The issue of undocumented immigration is once again front and center in the news. First, both President Barack Obama and Republican presidential candidate Mitt Romney addressed the annual meeting of the National Association of Latino Elected and Appointed Officials, and second, the Supreme Court has handed down its ruling on Arizona SB 1070, which attempted to supersede federal law with respect to prosecuting undocumented immigrants.
In the first case, it is clear there is a disconnect between Democrats and Republicans on the issue of undocumented immigration. President Obama in his talk more directly addressed the need to deal with the issue, especially through new immigration reform laws in Congress. In the meantime, he said he will attempt some reforms through administrative directions, as he did earlier this month on a modified version of the DREAM Act.

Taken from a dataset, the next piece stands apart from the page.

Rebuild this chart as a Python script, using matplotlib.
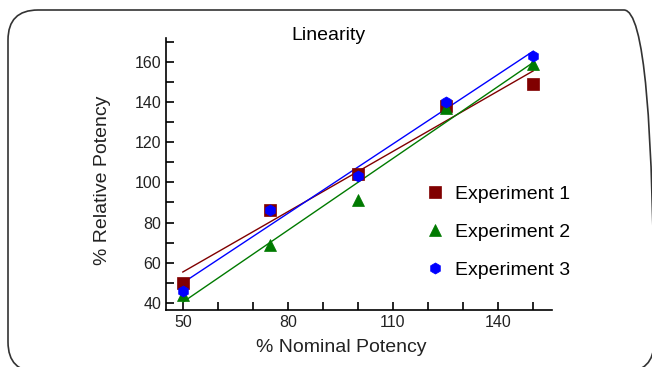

By contrast, Mitt Romney did not really address the issue, only focusing on how he would improve the economy, which he said in turn would assist Latinos, but he avoided any substantive discussion of how he would deal with undocumented immigration. He did not repeat the views he expressed in the primaries, encouraging self-deportation, praising the Arizona law, and saying that if elected, he would veto the DREAM Act if it were passed by Congress.
Romney, unlike the president, is in a real dilemma with respect to Latino voters. He has already alienated many by his earlier strident views on undocumented immigrants, and anything he says now, even if contrary to those views, will sound hollow and opportunistic, only reminding Latino voters of his earlier views, which most Latinos reject.
Romney supporters attempted to salvage his disappointing presentation at the meeting by stressing that according to polls, Latinos do not regard immigration as their No. 1 issue, instead prioritizing the economy and education. These polls are correct; however, what they don't say is that the immigration issue, as I have noted before, is a status issue for most Latinos.
The anti-undocumented-immigrant movement has been articulated in such a way as to cast doubts about the Americanism of U.S.-born Latinos, and this has not gone down well. Latinos see the immigration issue as the litmus test as to whether they are going to be given full recognition as full-blown Americans, and they will not accept anything less. They are set to strike out at those who would even suggest that somehow Latinos are not true Americans. That's why the Republicans, including Romney, are in political trouble with Latinos, and it seems that there is little they can do to change this between now and the election in November.
Explore this NCR special report with recent articles on the topic of immigration and family separation.
As to the Supreme Court ruling, everyone provides his or her own spin on the implications of the decision that struck out most of the Arizona law but left in place its most publicized piece that allows local police in the process of investigating a possible breech of the law to request proof of residence and/or citizenship -- but only, as the court stressed, under very strict limits that do not violate a person's civil rights. In my opinion, on the whole, it is a victory for the Obama administration to the extent that its challenge to the Arizona law based on federal authority on immigration was upheld. Only the federal government has authority on immigration issues.
The only provision of the Arizona law left standing in fact complies with already existing cooperation between police forces in many states and immigration officials. However, the court made it very clear that in this cooperation, local police cannot arrest undocumented immigrants, but can only report their suspicions to federal immigration agents, who might or might not investigate. But the cry by Arizona reactionaries when they passed the law that they were going to enforce immigration laws because the federal government in their opinion refused to do so was unequivocally rejected by the court -- as well it should be.